Рассказ

— Дед, ну давай улыбайся! Чего ты? — щёлк! щёлк! щёлк! щёлк! — камера телефона нарезает реальность на воспоминания.

Я листаю фото. Влево. Влево. Влево. Эта вроде ничего. Приближаю, раздвигая пальцами экран телефона.

Блондинка с опухшими глазами и розовато-красным кончиком носа — это я.

Вглядываюсь в сморщенного, высохшего почти до самого скелета, стриженного под машинку старика рядом. Пытаюсь увидеть в нём что-то знакомое. Не нахожу. Это не мой Дед. Поднимаю взгляд к потолку — сдержать горькие струйки из глаз.

Тук-тук. Не дожидаясь ответа, в комнату заходит сиделка — подтянутая, со строгим пучком на голове, в идеально белом переднике. Анфиса Петровна.

— Роману Ивановичу пора отдыхать. Тихий час. Позже приходите, Марья Борисовна.

Иду к двери, на ходу хватаясь глазами за опутанные мелкой пылью остатки прошлого.

Десять толстых книг на полке в одинаковых чёрных обложках. Трогать нельзя. Реликвия. Подарок какого-то профессора.

Чайный сервиз с подсолнухами за хрупкой дверцей шкафа. Для всяких важных поводов. Когда ночевала у Деда, каждое утро пили из него какао. «Чем не повод?» — говорил Дед.

Фото бабушки в деревянной раме на стене. Бабушка ушла ещё до моего рождения. На фото она как живая. Жутко было, пробираясь тайком от Деда к холодильнику за остатком пирога, случайно встретиться с ней глазами. Никто в жизни не смотрел на меня так осуждающе.

Чуть ниже, прямо под бабушкой, восемь селфи. Наших с дедом. Последнее сделано ровно год назад. Когда ещё не было этого высохшего старика со стеклянным взглядом, а я была не Марьей Борисовной, а просто Маськой.

Почему сейчас всё так?

Память услужливо подсовывает ответ.

Первый курс универа. Стажировка в журнале. Я так мечтала! Дед помог устроиться. Упросил старого друга, корректора, познакомить меня с главным редактором.

Командировки, презентации, новые социальные связи.

Пашка...

В первый месяц созванивались с Дедом каждый день.

Потом раз в неделю.

Со временем и этого стало слишком. Бывали дни, когда даже позавтракать не успевала.

А месяца четыре назад, в середине весны, Дед начал сдавать. Сначала забывал важное: поесть, помыться, заплатить за телефон. Не узнавал своих. А потом замолчал.

Так в его доме поселилась Анфиса Петровна.
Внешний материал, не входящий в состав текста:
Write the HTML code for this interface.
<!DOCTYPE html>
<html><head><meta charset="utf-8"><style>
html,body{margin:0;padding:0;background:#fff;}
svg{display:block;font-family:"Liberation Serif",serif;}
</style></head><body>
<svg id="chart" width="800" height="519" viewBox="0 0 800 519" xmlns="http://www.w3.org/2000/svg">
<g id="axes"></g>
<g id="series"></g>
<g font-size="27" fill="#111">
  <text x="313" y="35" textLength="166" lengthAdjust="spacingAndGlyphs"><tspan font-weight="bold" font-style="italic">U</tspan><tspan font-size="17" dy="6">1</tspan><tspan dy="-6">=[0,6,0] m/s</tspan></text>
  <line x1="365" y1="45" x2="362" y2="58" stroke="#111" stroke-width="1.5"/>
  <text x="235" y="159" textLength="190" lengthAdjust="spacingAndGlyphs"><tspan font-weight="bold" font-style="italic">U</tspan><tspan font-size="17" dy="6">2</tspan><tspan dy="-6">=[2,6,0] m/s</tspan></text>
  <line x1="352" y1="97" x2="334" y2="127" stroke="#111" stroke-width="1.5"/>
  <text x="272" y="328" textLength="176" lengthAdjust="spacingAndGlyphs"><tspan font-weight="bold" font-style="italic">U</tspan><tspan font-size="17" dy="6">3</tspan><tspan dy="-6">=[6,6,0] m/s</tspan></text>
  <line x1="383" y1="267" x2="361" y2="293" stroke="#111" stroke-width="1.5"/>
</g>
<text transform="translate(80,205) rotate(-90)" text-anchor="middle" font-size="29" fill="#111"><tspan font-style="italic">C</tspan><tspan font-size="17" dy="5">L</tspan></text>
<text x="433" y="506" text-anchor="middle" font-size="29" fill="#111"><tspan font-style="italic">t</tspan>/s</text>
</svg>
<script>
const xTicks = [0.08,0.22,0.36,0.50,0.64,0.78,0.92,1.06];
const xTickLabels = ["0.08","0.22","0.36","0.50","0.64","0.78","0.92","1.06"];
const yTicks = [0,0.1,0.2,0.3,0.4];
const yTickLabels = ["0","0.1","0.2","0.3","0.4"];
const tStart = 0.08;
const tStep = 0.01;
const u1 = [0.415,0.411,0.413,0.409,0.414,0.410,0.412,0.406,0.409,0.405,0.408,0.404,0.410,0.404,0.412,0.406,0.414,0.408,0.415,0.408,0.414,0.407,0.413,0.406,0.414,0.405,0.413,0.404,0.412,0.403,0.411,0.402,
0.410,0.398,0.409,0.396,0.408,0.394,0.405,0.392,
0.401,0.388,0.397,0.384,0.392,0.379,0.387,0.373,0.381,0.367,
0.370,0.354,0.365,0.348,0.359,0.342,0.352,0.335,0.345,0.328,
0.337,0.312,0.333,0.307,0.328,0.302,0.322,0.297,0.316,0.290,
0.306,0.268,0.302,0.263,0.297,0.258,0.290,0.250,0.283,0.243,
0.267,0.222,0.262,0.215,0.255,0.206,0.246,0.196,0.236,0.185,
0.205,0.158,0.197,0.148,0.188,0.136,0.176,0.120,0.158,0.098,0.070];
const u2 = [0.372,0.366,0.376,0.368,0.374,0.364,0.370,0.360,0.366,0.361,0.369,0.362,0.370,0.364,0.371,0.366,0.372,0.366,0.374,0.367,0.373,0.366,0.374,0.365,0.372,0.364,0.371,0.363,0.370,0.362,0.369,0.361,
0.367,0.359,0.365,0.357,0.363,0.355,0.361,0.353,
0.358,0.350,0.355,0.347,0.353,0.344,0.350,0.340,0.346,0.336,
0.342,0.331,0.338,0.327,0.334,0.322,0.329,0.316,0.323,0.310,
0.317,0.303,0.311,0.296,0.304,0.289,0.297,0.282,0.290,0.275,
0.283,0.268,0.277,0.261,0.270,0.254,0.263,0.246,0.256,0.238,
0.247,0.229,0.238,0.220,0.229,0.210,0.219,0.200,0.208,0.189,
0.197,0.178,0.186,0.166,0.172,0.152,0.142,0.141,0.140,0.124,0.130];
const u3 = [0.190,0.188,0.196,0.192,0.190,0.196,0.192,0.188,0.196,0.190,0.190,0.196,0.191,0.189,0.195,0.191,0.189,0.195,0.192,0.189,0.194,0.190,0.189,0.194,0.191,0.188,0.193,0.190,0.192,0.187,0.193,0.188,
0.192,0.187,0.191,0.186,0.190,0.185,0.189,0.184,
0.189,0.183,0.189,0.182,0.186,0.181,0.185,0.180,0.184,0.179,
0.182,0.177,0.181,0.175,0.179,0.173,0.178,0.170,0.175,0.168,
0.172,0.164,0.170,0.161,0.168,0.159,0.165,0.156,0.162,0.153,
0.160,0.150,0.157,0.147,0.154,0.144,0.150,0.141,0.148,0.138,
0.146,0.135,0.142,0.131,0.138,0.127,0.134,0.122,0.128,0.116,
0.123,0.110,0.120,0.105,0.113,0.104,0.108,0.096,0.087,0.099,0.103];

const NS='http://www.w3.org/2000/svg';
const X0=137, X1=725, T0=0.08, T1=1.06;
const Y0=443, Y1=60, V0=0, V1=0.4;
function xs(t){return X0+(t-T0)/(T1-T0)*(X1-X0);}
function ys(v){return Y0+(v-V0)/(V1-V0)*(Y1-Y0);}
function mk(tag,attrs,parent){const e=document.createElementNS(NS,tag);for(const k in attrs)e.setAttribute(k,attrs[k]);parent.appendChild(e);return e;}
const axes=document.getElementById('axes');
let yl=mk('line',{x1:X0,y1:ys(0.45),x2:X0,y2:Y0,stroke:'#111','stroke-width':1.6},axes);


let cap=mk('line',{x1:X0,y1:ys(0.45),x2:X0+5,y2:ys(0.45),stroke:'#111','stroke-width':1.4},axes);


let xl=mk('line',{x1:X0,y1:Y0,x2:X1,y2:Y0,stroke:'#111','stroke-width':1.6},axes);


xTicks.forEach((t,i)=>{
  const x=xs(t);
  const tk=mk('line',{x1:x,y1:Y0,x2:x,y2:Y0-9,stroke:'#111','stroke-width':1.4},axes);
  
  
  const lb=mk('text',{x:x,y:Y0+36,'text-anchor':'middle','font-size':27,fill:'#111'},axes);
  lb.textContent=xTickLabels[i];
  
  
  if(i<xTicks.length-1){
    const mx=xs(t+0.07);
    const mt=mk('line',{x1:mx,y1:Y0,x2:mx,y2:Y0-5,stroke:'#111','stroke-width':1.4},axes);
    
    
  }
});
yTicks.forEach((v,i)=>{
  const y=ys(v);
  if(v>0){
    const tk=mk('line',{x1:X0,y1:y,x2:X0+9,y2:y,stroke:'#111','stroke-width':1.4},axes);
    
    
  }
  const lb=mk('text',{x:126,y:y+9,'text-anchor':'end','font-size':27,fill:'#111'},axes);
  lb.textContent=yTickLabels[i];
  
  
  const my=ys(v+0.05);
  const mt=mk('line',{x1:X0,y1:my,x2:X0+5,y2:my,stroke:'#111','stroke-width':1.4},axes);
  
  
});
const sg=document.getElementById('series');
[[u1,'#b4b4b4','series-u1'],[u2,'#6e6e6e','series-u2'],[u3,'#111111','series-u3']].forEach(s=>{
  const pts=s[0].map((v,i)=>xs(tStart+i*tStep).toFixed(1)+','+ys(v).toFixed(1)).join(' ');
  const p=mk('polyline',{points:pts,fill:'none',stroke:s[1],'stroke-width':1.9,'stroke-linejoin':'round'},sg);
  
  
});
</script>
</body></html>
И болезнь на букву Д, которую в нашей семье боялись называть по имени. Прогрессирующая.

Выхожу из подъезда, насквозь пропахшего затхлой землёй из подвала, мокрой кошачьей шерстью и горелой кашей из квартиры дяди Толи. Запах моего детства.

Сажусь на лавку. Жду, пока Дед проснётся. Через два часа из подъезда выглядывает Анфиса Петровна:

— Заходите, Марья Борисовна. Выспались. Что же вы не бережёте себя, — вздыхает. — Солнце палит нещадно.
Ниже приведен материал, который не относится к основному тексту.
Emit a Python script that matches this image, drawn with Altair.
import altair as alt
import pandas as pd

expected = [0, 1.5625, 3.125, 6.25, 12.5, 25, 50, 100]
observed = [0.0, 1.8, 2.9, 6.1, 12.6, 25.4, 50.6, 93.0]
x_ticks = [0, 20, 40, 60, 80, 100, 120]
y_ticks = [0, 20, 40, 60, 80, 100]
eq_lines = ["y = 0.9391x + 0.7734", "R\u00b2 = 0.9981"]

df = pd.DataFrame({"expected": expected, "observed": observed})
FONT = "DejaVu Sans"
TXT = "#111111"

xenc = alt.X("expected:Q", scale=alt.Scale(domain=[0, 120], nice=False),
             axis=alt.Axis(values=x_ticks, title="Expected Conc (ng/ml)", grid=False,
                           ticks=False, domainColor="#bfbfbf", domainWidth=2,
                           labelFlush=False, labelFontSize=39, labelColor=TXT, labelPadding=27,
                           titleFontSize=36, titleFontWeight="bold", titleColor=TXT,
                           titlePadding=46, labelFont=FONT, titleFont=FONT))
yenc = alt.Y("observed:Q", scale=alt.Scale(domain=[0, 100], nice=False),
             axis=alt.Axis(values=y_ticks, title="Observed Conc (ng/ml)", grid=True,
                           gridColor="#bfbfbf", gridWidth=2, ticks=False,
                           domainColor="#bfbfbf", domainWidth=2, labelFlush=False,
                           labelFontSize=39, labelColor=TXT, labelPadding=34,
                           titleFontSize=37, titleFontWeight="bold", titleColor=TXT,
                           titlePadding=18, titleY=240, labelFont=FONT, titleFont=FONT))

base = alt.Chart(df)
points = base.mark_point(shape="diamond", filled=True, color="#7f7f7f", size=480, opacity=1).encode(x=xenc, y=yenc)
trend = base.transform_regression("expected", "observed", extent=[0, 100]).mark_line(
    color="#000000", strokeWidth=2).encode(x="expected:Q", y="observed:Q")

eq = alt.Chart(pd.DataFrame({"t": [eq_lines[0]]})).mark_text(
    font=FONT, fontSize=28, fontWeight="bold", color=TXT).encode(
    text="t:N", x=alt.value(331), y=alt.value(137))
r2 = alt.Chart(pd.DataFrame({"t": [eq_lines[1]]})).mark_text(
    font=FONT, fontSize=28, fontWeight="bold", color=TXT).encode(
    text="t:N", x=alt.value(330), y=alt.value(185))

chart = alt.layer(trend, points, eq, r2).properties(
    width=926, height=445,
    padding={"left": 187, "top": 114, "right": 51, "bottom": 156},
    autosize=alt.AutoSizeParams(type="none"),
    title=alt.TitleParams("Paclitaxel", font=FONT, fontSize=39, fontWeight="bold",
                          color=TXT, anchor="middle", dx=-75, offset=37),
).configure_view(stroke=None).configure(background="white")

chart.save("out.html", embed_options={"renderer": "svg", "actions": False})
Пожимаю плечами. Не ожидала от сиделки такого участия. Казалось, она тоже винит в случившемся меня.

Пока сидела на лавке, прошла все стадии. Как их там... Отрицание, гнев... только принятие помню более-менее отчётливо.

Захожу в квартиру. Сажаю Деда в коляску. Это просто. Он почти невесомый и до ужаса податливый. Выкатываю на улицу. Благо, первый этаж. И везу на наше озеро. Здесь недалеко.

Подвожу коляску к свободной скамейке на пляже. Сажусь, подобрав ноги под себя. Смотрю на красно-оранжевые пятнышки заката в воде.

Принятие — взвешиваю слово на кончиках пальцев. Тяжёленькое. Потом едва слышно проговариваю вслух:

— При-ня-тие.

Пробую на вкус. Горьковатое. Как лекарство. Нужное, но противное.

Сидим ещё минут десять.

— Я сегодня лягу раньше, — слова нашего с Дедом стихотворения сами срываются с губ. Я даже не знала, что помню его до сих пор. —

Раньше лампу погашу,
Но зато тебя пораньше
Разбудить меня прошу.
Это просто удивленье
Как легко меня будить!
Ты поставь на стол варенье, —
Я проснусь в одно мгновенье.
Я проснусь в одно мгновенье...

— Чтобы чай... с вареньем... пить... — раздаётся ослабший от месяцев тишины голос Деда.

Смотрю на него. Мне снова двенадцать. Дед снова самый большой и добрый в целом мире.

Достаю телефон и перевожу в режим селфи.